Mon ton est dur malgré le vacillement que je peux lire dans son regard, mais Kim se reprend très vite. Ne jamais rien montrer. Ne jamais rien expliquer non plus. Juste imposer. C'est son mantra.
— Et je suppose que si Isobel a confié le chantier à Harlow c'est qu'elle estime qu'elle en est capable... et moi aussi après avoir étudié son projet.
Si Kim avait des revolvers à la place des yeux, je serais étendu au sol dans une marre de sang. Fils ou pas. On ne défie pas la grande Kim Foster.
— Très bien. Je te laisse te reposer. Mais cette conversation est loin d'être terminée Isaac.
Pas du tout habitué à ce qu'elle capitule si vite, je tente de lire en elle, mais c'est peine perdu. Son masque est de retour. Les injections de botox n'ont pas tout figé cependant. Ses lèvres s'étirent dans un rictus mauvais.
— N'oublie pas une chose mon fils... à son tour d'insister sur mon dénominatif.
Elle se rapproche en enfilant son manteau.
— Mes menaces sont toujours d'actualité Isaac, ne l'oublie pas.
Sur ses paroles sibyllines et sans que je n'ai eu le temps de réagir, Kim quitte mon penthouse comme elle est venue. Sans un au revoir, mais avec la prestance d'une reine sadique qui sait qu'elle a gagné.

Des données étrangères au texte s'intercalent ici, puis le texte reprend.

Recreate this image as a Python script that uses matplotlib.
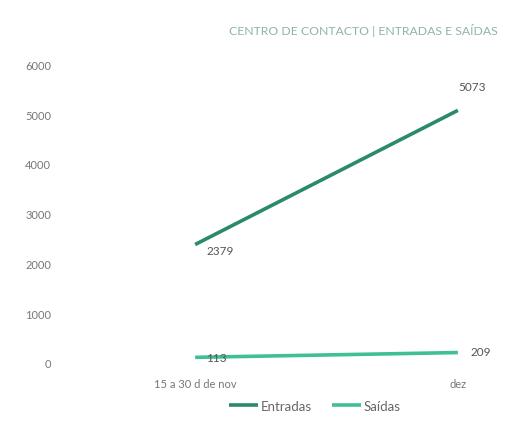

Après le départ de ma mère, il m'a été impossible de fermer l'œil. Trop de tensions. Je n'ai pas arrêté de repenser à sa dernière phrase. Serait-elle capable après toutes ces années de mettre à exécution son plan ?
Bien sûr que oui. Ta mère est folle. La jalousie la rend irrationnelle.
Du coup, je suis allé courir, pour me vider l'esprit, et faire partir cette fatigue, que je traîne depuis qu'une certaine princesse m'a réveillé en sursaut.
Je suis rentré de mon footing, les pensées moins moroses et les muscles plus endoloris. J'ai filé sous une bonne douche chaude salvatrice, et jouissive, cette tension là aussi était à évacuer, puis je me suis préparé pour ma journée de travail.
Quand j'arrive chez Foster Financial quelques heures plus tard, mon père m'attend dans mon bureau en compagnie de Barbie Jenny.
— Dans la famille dysfonctionnelle, après la mère, je demande le père, je m'exclame en pénétrant dans mon antre.